Was die Autorin hier alles ausführt, hat tatsächlich wenig mit der Angst vor dem Jüngsten Gericht, mit Bußgang und Ablass zu tun. Hinsichtlich der Frage, ob Fußpilgern „zeitgemäß“ ist, müsste man also sagen: es ist allein schon deshalb „zeitgemäß“, weil es nicht irgendwelchen Dogmen und gestrigen Vorgaben folgt, sondern heutigen Bedürfnissen. Was auf die Mehrzahl der Jakobspilger sicher zutrifft.

Es soll also eine Verschiebung stattgefunden haben: weg vom Ziel (dem Heiligtum) und hin zur Besinnung auf dem Weg, also der Reise. Die Autorin liefert auch eine Erklärung: Es sei die Säkularisierung der protestantischen Bedeutung der spirituellen Reise in Gestalt einer „alternativen“ Spiritualität bzw. New-Age-Esoterik. Sie erwähnt hier Paulo Coelho und Shirley MacLaine.

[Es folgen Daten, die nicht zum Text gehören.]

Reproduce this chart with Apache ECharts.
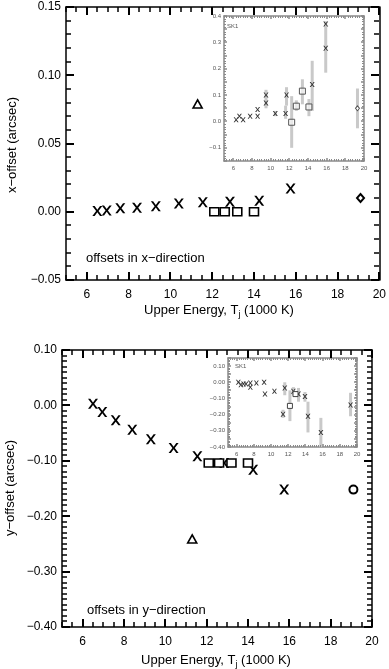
<!DOCTYPE html>
<html>
<head>
<meta charset="utf-8">
<script src="https://cdn.jsdelivr.net/npm/echarts@6/dist/echarts.min.js"></script>
<style>
  html, body { margin: 0; padding: 0; background: #fff; }
  #chart { width: 389px; height: 669px; }
</style>
</head>
<body>
<div id="chart"></div>
<script>
// upper energy T_j (1000 K) of the cross points, shared by both panels
var crossT = [6.5, 6.95, 7.6, 8.4, 9.3, 10.4, 11.55, 12.85, 14.25, 15.75];
var crossX = [0.0005, 0.001, 0.0025, 0.003, 0.004, 0.006, 0.007, 0.0074, 0.008, 0.017];
var crossY = [0.003, -0.012, -0.027, -0.044, -0.061, -0.077, -0.092, -0.104, -0.116, -0.152];
// open squares
var boxT = [12.1, 12.6, 13.2, 14.0];
var boxX = [0.0, 0.0, 0.0, 0.0];
var boxY = [-0.104, -0.104, -0.104, -0.104];
// triangle and diamond
var triT = [11.3], triX = [0.079], triY = [-0.241];
var diaT = [19.1], diaX = [0.010], diaY = [-0.152];

// inset SK1, x-offsets
var skxCrossT = [6.3, 6.65, 7.05, 7.8, 8.6, 8.6, 9.5, 9.5, 10.5, 11.6, 11.7, 14.45, 15.9, 15.9];
var skxCrossV = [0.006, 0.02, 0.006, 0.02, 0.02, 0.045, 0.07, 0.10, 0.03, 0.03, 0.10, 0.14, 0.278, 0.37];
var skxBoxT = [12.25, 12.75, 13.4, 14.1];
var skxBoxV = [-0.003, 0.058, 0.115, 0.055];
var skxDiaT = [19.3], skxDiaV = [0.05];
var skxErrT  = [9.5, 10.5, 11.6, 11.7, 12.25, 12.75, 13.4, 14.1, 14.45, 15.9, 19.3];
var skxErrLo = [0.05, 0.02, 0.01, 0.06, -0.10, 0.04, 0.065, 0.02, 0.04, 0.185, -0.026];
var skxErrHi = [0.12, 0.04, 0.06, 0.13, 0.096, 0.08, 0.16, 0.085, 0.23, 0.38, 0.125];

// inset SK1, y-offsets
var skyCrossT = [6.2, 6.5, 6.8, 7.1, 7.6, 7.6, 8.3, 9.2, 9.3, 10.4, 11.4, 11.6, 12.6, 13.2, 13.95, 14.3, 15.8, 19.25];
var skyCrossV = [0.0, -0.015, -0.01, -0.01, -0.005, -0.03, -0.005, 0.0, -0.073, -0.056, -0.198, -0.035, -0.056, -0.073, -0.088, -0.21, -0.31, -0.14];
var skyBoxT = [12.2, 12.85], skyBoxV = [-0.146, -0.073];
var skyErrT  = [11.4, 11.6, 12.2, 12.6, 13.2, 13.95, 14.3, 15.8, 19.25];
var skyErrLo = [-0.22, -0.08, -0.24, -0.08, -0.12, -0.12, -0.31, -0.40, -0.21];
var skyErrHi = [-0.17, 0.0, -0.05, -0.03, -0.035, -0.06, -0.12, -0.22, -0.065];

// labelled (major) energy ticks
var xMajorTicks = [6, 8, 10, 12, 14, 16, 18, 20];

var FONT = 'Liberation Sans';
var CROSS = 'path://M0,0L2.3,0L5,3.7L7.7,0L10,0L6.2,5L10,10L7.7,10L5,6.3L2.3,10L0,10L3.8,5Z';

function isMult(v, step) {
  var q = v / step;
  return Math.abs(q - Math.round(q)) < 1e-6;
}
function steps(a, b, s) {
  var out = [];
  var n = Math.round((b - a) / s);
  for (var i = 0; i <= n; i++) out.push(Math.round((a + i * s) * 10000) / 10000);
  return out;
}
function fmt(d, step) {
  return function (v) {
    if (step && !isMult(v, step)) return '';
    var s = Math.abs(v).toFixed(d);
    return v < -1e-9 ? '\u2212' + s : s;
  };
}
function pairs(a, b) { return a.map(function (t, i) { return [t, b[i]]; }); }

var grids = [], xAxes = [], yAxes = [], series = [], frames = [];

// four-sided frame; the inward ticks are added after layout
function frame(g, st) {
  var gi = grids.length;
  grids.push({ left: g.left, top: g.top, width: g.width, height: g.height });
  var xi = xAxes.length, yi = yAxes.length;
  ['bottom', 'top'].forEach(function (pos) {
    xAxes.push({
      gridIndex: gi, type: 'value', position: pos, min: g.xmin, max: g.xmax, interval: 1,
      splitLine: { show: false },
      axisLine: { show: true, onZero: false, lineStyle: { color: st.line, width: st.lw } },
      axisTick: { show: false },
      axisLabel: pos === 'bottom'
        ? { show: true, margin: st.xMargin, fontSize: st.fs, color: st.fc, fontFamily: FONT,
            formatter: function (v) { return isMult(v, 2) ? String(v) : ''; } }
        : { show: false }
    });
  });
  ['left', 'right'].forEach(function (pos) {
    yAxes.push({
      gridIndex: gi, type: 'value', position: pos, min: g.ymin, max: g.ymax, interval: g.yInt,
      splitLine: { show: false },
      axisLine: { show: true, onZero: false, lineStyle: { color: st.line, width: st.lw } },
      axisTick: { show: false },
      axisLabel: pos === 'left'
        ? { show: true, margin: st.yMargin, fontSize: st.fs, color: st.fc, fontFamily: FONT, formatter: fmt(g.yDec, g.yLabStep) }
        : { show: false }
    });
  });
  var ax = { x: xi, y: yi };
  frames.push({ g: g, st: st, ax: ax });
  return ax;
}

var mainStyle = { line: '#000', lw: 1.5, tw: 2, mw: 1.5, major: 8, minor: 5, fs: 12, fc: '#000', xMargin: 9, yMargin: 5 };
var insetStyle = { line: '#8a8a8a', lw: 1.5, tw: 1.5, mw: 1, major: 3, minor: 2, fs: 6, fc: '#555', xMargin: 4, yMargin: 3 };

var topAx = frame({
  left: 66, top: 7, width: 314, height: 273, xmin: 5, xmax: 20, xMinorStep: 0.5,
  ymin: -0.05, ymax: 0.15, yInt: 0.05, yMinorStep: 0.01, yDec: 2
}, mainStyle);
var topIn = frame({
  left: 224, top: 16, width: 140, height: 145, xmin: 5, xmax: 20, xMinorStep: 0.25,
  ymin: -0.15, ymax: 0.4, yInt: 0.05, yMinorStep: 0.01, yDec: 1, yLabStep: 0.1
}, insetStyle);
var botAx = frame({
  left: 62, top: 350, width: 310, height: 277, xmin: 5, xmax: 20, xMinorStep: 0.5,
  ymin: -0.4, ymax: 0.1, yInt: 0.1, yMinorStep: 0.01, yDec: 2
}, mainStyle);
var botIn = frame({
  left: 228, top: 358, width: 129, height: 89, xmin: 5, xmax: 20, xMinorStep: 0.25,
  ymin: -0.4, ymax: 0.15, yInt: 0.05, yMinorStep: 0.01, yDec: 2, yLabStep: 0.1
}, insetStyle);

function scatter(ax, data, symbol, size, color, fill, bw) {
  series.push({
    type: 'scatter', xAxisIndex: ax.x, yAxisIndex: ax.y, data: data,
    symbol: symbol, symbolSize: size, z: 5, silent: true,
    itemStyle: { color: fill, borderColor: color, borderWidth: bw, opacity: 1 }
  });
}
function errBars(ax, t, lo, hi) {
  series.push({
    type: 'custom', xAxisIndex: ax.x, yAxisIndex: ax.y, z: 3, silent: true,
    data: t.map(function (v, i) { return [v, lo[i], hi[i]]; }),
    renderItem: function (params, api) {
      var p1 = api.coord([api.value(0), api.value(1)]);
      var p2 = api.coord([api.value(0), api.value(2)]);
      return { type: 'line', shape: { x1: p1[0], y1: p1[1], x2: p2[0], y2: p2[1] },
               style: { stroke: '#c9c9c9', lineWidth: 3 } };
    }
  });
}

// top panel
scatter(topAx, pairs(crossT, crossX), CROSS, [10, 10], '#000', '#000', 0);
scatter(topAx, pairs(boxT, boxX), 'rect', [9, 8], '#000', '#fff', 1.5);
scatter(topAx, pairs(triT, triX), 'triangle', [9, 8], '#000', '#fff', 1.6);
scatter(topAx, pairs(diaT, diaX), 'diamond', [7, 8], '#000', '#fff', 2);
errBars(topIn, skxErrT, skxErrLo, skxErrHi);
scatter(topIn, pairs(skxCrossT, skxCrossV), CROSS, [5, 5], '#333', '#333', 0);
scatter(topIn, pairs(skxBoxT, skxBoxV), 'rect', [6, 6], '#555', 'rgba(255,255,255,0.6)', 1);
scatter(topIn, pairs(skxDiaT, skxDiaV), 'diamond', [4, 5], '#555', '#fff', 1);

// bottom panel
scatter(botAx, pairs(crossT, crossY), CROSS, [10, 10], '#000', '#000', 0);
scatter(botAx, pairs(boxT, boxY), 'rect', [9, 8], '#000', '#fff', 1.5);
scatter(botAx, pairs(triT, triY), 'triangle', [9, 8], '#000', '#fff', 1.6);
scatter(botAx, pairs(diaT, diaY), 'circle', [8, 8], '#000', '#fff', 2);
errBars(botIn, skyErrT, skyErrLo, skyErrHi);
scatter(botIn, pairs(skyCrossT, skyCrossV), CROSS, [5, 5], '#333', '#333', 0);
scatter(botIn, pairs(skyBoxT, skyBoxV), 'rect', [5, 5], '#444', '#fff', 1);

function label(x, y, text, size, opt) {
  return Object.assign({
    type: 'text', x: x, y: y, silent: true,
    style: Object.assign({ text: text, fontFamily: FONT, fontSize: size, fill: '#000',
                           textAlign: 'left', textVerticalAlign: 'middle' }, (opt && opt.style) || {})
  }, opt && opt.rotation ? { rotation: opt.rotation } : {});
}
var richTitle = {
  a: { fontFamily: FONT, fontSize: 13, lineHeight: 18, fill: '#000' },
  s: { fontFamily: FONT, fontSize: 9, lineHeight: 9, verticalAlign: 'bottom', fill: '#000' }
};
function xTitle(x, y) {
  return { type: 'text', x: x, y: y, silent: true,
    style: { text: '{a|Upper Energy, T}{s|j}{a| (1000 K)}', rich: richTitle,
             textAlign: 'center', textVerticalAlign: 'middle' } };
}
var texts = [
  label(12, 145, 'x\u2212offset (arcsec)', 13, { rotation: Math.PI / 2, style: { textAlign: 'center' } }),
  label(10, 488, 'y\u2212offset (arcsec)', 13, { rotation: Math.PI / 2, style: { textAlign: 'center' } }),
  xTitle(219, 310),
  xTitle(216, 660),
  label(86, 258, 'offsets in x\u2212direction', 13),
  label(87, 610, 'offsets in y\u2212direction', 13),
  label(227, 26, 'SK1', 6, { style: { fill: '#555' } }),
  label(235, 366, 'SK1', 6, { style: { fill: '#555' } })
];

var chart = echarts.init(document.getElementById('chart'));
chart.setOption({
  animation: false,
  grid: grids,
  xAxis: xAxes,
  yAxis: yAxes,
  series: series
});

// inward ticks on all four sides, placed through each grid's own scales
function snap(v, w) {
  return Math.round(v) + (Math.round(w) % 2 === 1 ? 0.5 : 0);
}
var tickLines = [];
frames.forEach(function (f) {
  var g = f.g, st = f.st;
  var finder = { xAxisIndex: f.ax.x, yAxisIndex: f.ax.y };
  function add(p, dx, dy, major) {
    if (!p || isNaN(p[0]) || isNaN(p[1])) return;
    var w = major ? st.tw : st.mw;
    var x = dx === 0 ? snap(p[0], w) : Math.round(p[0]);
    var y = dy === 0 ? snap(p[1], w) : Math.round(p[1]);
    tickLines.push({ type: 'line', silent: true, z: 50,
      shape: { x1: x, y1: y, x2: x + dx, y2: y + dy },
      style: { stroke: st.line, lineWidth: w } });
  }
  steps(g.xmin, g.xmax, g.xMinorStep).forEach(function (t) {
    var major = xMajorTicks.indexOf(t) >= 0;
    var len = major ? st.major : st.minor;
    add(chart.convertToPixel(finder, [t, g.ymin]), 0, -len, major);
    add(chart.convertToPixel(finder, [t, g.ymax]), 0, len, major);
  });
  steps(g.ymin, g.ymax, g.yMinorStep).forEach(function (v) {
    var major = isMult(v, g.yInt);
    var len = major ? st.major : st.minor;
    add(chart.convertToPixel(finder, [g.xmin, v]), len, 0, major);
    add(chart.convertToPixel(finder, [g.xmax, v]), -len, 0, major);
  });
});
chart.setOption({ graphic: texts.concat(tickLines) });
</script>
</body>
</html>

Eine steile These, wie ich finde. Vor allem deshalb, weil ich bislang nie auf die Idee gekommen wäre, dass sich die Esoterik gegen Ende des letzten Jahrtausends aus dem Protestantismus entwickelt haben könnte.
Aber egal. Ganz sicher ist es richtig, dass Multiplikatoren wie Coelho und MacLaine den Camino-Boom maßgeblich zu Wege brachten, indem sie den Weg international populär machten. MacLaine und ihr Interesse an sog. Ley-Linien, die die Energie der Milchstraße widerspiegeln und Kraft geben sollen, ihre früheren Leben, in die sie sich auf dem Camino hineinimaginierte, die Rekurse auf vorchristlichen Keltenheiligtümer und so vieles anderes mehr, an das ich mich gut erinnere, wenn ich an die Gespräche denke, die in den Herbergen geführt wurden – es waren kurz nach der Jahrtausendwende viele US- und Südamerikaner mit der einschlägigen Literatur auf dem Camino unterwegs.

Man könnte glatt meinen: ohne die Hippiebewegung und die Indienfahrer meiner Generation, die auf ihren Wegen die Erleuchtung suchten, hätte sich der Camino de Santiago kaum revitalisieren lassen.

Außerdem gibt es noch das Motto der kleinen gelben Bücher: „Der Weg ist das Ziel“. Laut Wikipedia soll es auf Konfuzius zurückgehen.

Alles interessante Wendungen auf verschlungenen Wegen.